Source code of charts
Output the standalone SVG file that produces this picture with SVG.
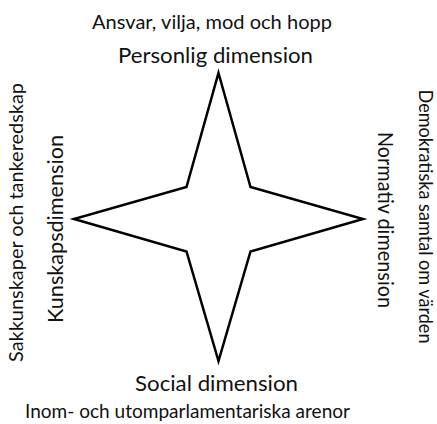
<svg xmlns="http://www.w3.org/2000/svg" width="437" height="424" viewBox="0 0 437 424">
<style>
text{font-family:Lato,"Open Sans","Liberation Sans",sans-serif;fill:#111;text-anchor:middle}
.dim{font-size:22px}
.desc{font-size:19px}
.star{fill:#fff;stroke:#000;stroke-width:2.5;stroke-linejoin:miter}
</style>
<rect width="437" height="424" fill="#fff"/>
<g id="star">
<path class="star" d="M218.5,73 L250.5,187 L363,219 L250.5,251.5 L218.5,361 L186.5,251.5 L74,219 L186.5,187 Z"/>
</g>
<g id="personlig">
<text class="desc" x="212" y="29" textLength="240" lengthAdjust="spacingAndGlyphs">Ansvar, vilja, mod och hopp</text>
<text class="dim" x="215.5" y="63" textLength="195" lengthAdjust="spacingAndGlyphs">Personlig dimension</text>
</g>
<g id="social">
<text class="dim" x="216.5" y="391" textLength="163" lengthAdjust="spacingAndGlyphs">Social dimension</text>
<text class="desc" x="187.5" y="418" textLength="325" lengthAdjust="spacingAndGlyphs">Inom- och utomparlamentariska arenor</text>
</g>
<g id="kunskap">
<text class="desc" transform="translate(23,222.5) rotate(-90)" x="0" y="0" textLength="279" lengthAdjust="spacingAndGlyphs">Sakkunskaper och tankeredskap</text>
<text class="dim" transform="translate(63,229) rotate(-90)" x="0" y="0" textLength="188" lengthAdjust="spacingAndGlyphs">Kunskapsdimension</text>
</g>
<g id="normativ">
<text class="desc" transform="translate(419,216.5) rotate(90)" x="0" y="0" textLength="254" lengthAdjust="spacingAndGlyphs">Demokratiska samtal om värden</text>
<text class="dim" transform="translate(378,220) rotate(90)" x="0" y="0" textLength="176" lengthAdjust="spacingAndGlyphs">Normativ dimension</text>
</g>
</svg>
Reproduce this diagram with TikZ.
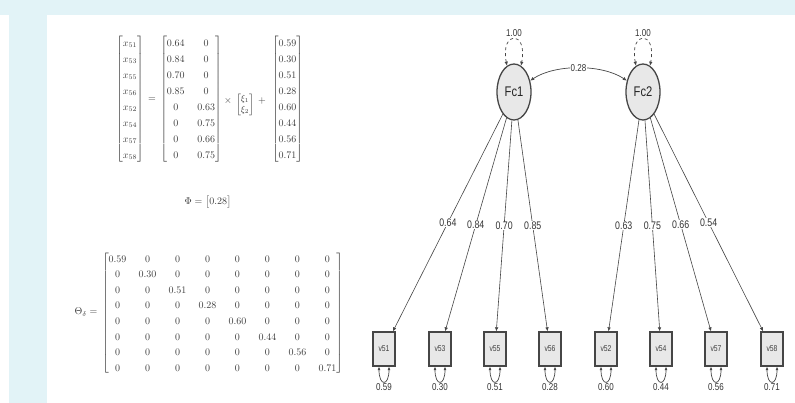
\documentclass[tikz,border=0pt]{standalone}
\usepackage{amsmath}
\usepackage{fontspec}
\newfontfamily\semfont[FakeStretch=0.8]{Liberation Sans}
\usetikzlibrary{shapes.geometric,arrows.meta}
\definecolor{bgblue}{RGB}{226,243,247}
\definecolor{mathgray}{RGB}{60,60,60}
\definecolor{linegray}{RGB}{70,70,70}
\definecolor{nodefill}{RGB}{232,232,232}
\begin{document}
\begin{tikzpicture}[x=1pt,y=-1pt,
  mathtxt/.style={inner sep=0pt, text=mathgray},
  latent/.style={ellipse, draw=linegray, line width=1.3pt, fill=nodefill,
    minimum width=34pt, minimum height=56pt, inner sep=0pt,
    font=\semfont\fontsize{14}{14}\selectfont, text=black!85},
  manifest/.style={rectangle, draw=linegray, line width=1.3pt, fill=nodefill,
    minimum width=22pt, minimum height=34pt, inner sep=0pt,
    font=\semfont\fontsize{8.5}{8.5}\selectfont, text=black!75},
  load/.style={draw=linegray, line width=0.6pt, -{Latex[length=4pt,width=3.5pt]}},
  cov/.style={draw=linegray, line width=0.7pt, {Latex[length=4pt,width=3.5pt]}-{Latex[length=4pt,width=3.5pt]}},
  varloop/.style={draw=linegray, line width=0.7pt, dashed, {Latex[length=4pt,width=3.5pt]}-{Latex[length=4pt,width=3.5pt]}},
  resid/.style={draw=linegray, line width=0.7pt, {Latex[length=3.5pt,width=3pt]}-{Latex[length=3.5pt,width=3pt]}},
  lab/.style={fill=white, inner sep=0.5pt, text=black!80,
    font=\semfont\fontsize{11}{11}\selectfont},
  slab/.style={fill=white, inner sep=0.5pt, text=black!80,
    font=\semfont\fontsize{10}{10}\selectfont}]
\useasboundingbox (0,0) rectangle (795,403);
% page background and frame bands
\fill[white] (0,0) rectangle (795,403);
\fill[bgblue] (0,0) rectangle (795,15);
\fill[bgblue] (9,15) rectangle (47,403);

% measurement model: x = Lambda xi + delta
\node[mathtxt] (xvec) at (130,99) {\renewcommand{\arraystretch}{1.33}%
  $\begin{bmatrix} x_{51}\\ x_{53}\\ x_{55}\\ x_{56}\\ x_{52}\\ x_{54}\\ x_{57}\\ x_{58}\end{bmatrix}$};
\node[mathtxt] (eqsign) at (152,100) {$=$};
\node[mathtxt] (lambda) at (191,99) {\renewcommand{\arraystretch}{1.33}\setlength{\arraycolsep}{6.3pt}%
  $\begin{bmatrix} 0.64 & 0\\ 0.84 & 0\\ 0.70 & 0\\ 0.85 & 0\\ 0 & 0.63\\ 0 & 0.75\\ 0 & 0.66\\ 0 & 0.75\end{bmatrix}$};
\node[mathtxt] (times) at (228,101) {$\times$};
\node[mathtxt] (xivec) at (245,105) {\fontsize{9}{11}\selectfont
  $\begin{bmatrix}\xi_1\\ \xi_2\end{bmatrix}$};
\node[mathtxt] (plus) at (262,101) {$+$};
\node[mathtxt] (delta) at (287.5,99) {\renewcommand{\arraystretch}{1.33}%
  $\begin{bmatrix} 0.59\\ 0.30\\ 0.51\\ 0.28\\ 0.60\\ 0.44\\ 0.56\\ 0.71\end{bmatrix}$};

% factor covariance matrix
\node[mathtxt] (eqphi) at (208,202) {$\Phi=\begin{bmatrix}0.28\end{bmatrix}$};

% error covariance matrix
\node[mathtxt] (thetalab) at (86,312) {$\Theta_\delta=$};
\node[mathtxt] (theta) at (222.5,313.5) {\renewcommand{\arraystretch}{1.3}\setlength{\arraycolsep}{6.1pt}%
$\begin{bmatrix}
0.59 & 0 & 0 & 0 & 0 & 0 & 0 & 0\\
0 & 0.30 & 0 & 0 & 0 & 0 & 0 & 0\\
0 & 0 & 0.51 & 0 & 0 & 0 & 0 & 0\\
0 & 0 & 0 & 0.28 & 0 & 0 & 0 & 0\\
0 & 0 & 0 & 0 & 0.60 & 0 & 0 & 0\\
0 & 0 & 0 & 0 & 0 & 0.44 & 0 & 0\\
0 & 0 & 0 & 0 & 0 & 0 & 0.56 & 0\\
0 & 0 & 0 & 0 & 0 & 0 & 0 & 0.71
\end{bmatrix}$};

% path diagram: latent factors
\node[latent] (Fc1) at (514,92) {Fc1};
\node[latent] (Fc2) at (643,92) {Fc2};

% observed indicators
\foreach \n/\x in {v51/384, v53/440, v55/495, v56/550, v52/606, v54/661, v57/716, v58/772}
  \node[manifest] (\n) at (\x,349) {\n};

% factor variances
\draw[varloop] (Fc1.105) .. controls (500,30) and (528,30) .. (Fc1.75);
\node[slab] (var1) at (514,33) {1.00};
\draw[varloop] (Fc2.105) .. controls (629,30) and (657,30) .. (Fc2.75);
\node[slab] (var2) at (643,33) {1.00};

% factor covariance
\draw[cov] (Fc1.35) .. controls (555,64) and (602,64) .. node[slab] (covlab) {0.28} (Fc2.145);

% loadings
\draw[load] (Fc1) -- node[lab] {0.64} (v51);
\draw[load] (Fc1) -- node[lab] {0.84} (v53);
\draw[load] (Fc1) -- node[lab] {0.70} (v55);
\draw[load] (Fc1) -- node[lab] {0.85} (v56);
\draw[load] (Fc2) -- node[lab] {0.63} (v52);
\draw[load] (Fc2) -- node[lab] {0.75} (v54);
\draw[load] (Fc2) -- node[lab] {0.66} (v57);
\draw[load] (Fc2) -- node[lab] {0.54} (v58);

% residual variances
\foreach \n/\r in {v51/0.59, v53/0.30, v55/0.51, v56/0.28, v52/0.60, v54/0.44, v57/0.56, v58/0.71}{
  \draw[resid] ([xshift=-5pt]\n.south) .. controls +(0,20) and +(0,20) .. ([xshift=5pt]\n.south);
  \node[slab] (r\n) at ([yshift=-20pt]\n.south) {\r};
}
\end{tikzpicture}
\end{document}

Your instructions: Filter the listing above by the word "diagram"; copy each line that passes.

Response to the exercise:
Reproduce this diagram with TikZ.
% path diagram: latent factors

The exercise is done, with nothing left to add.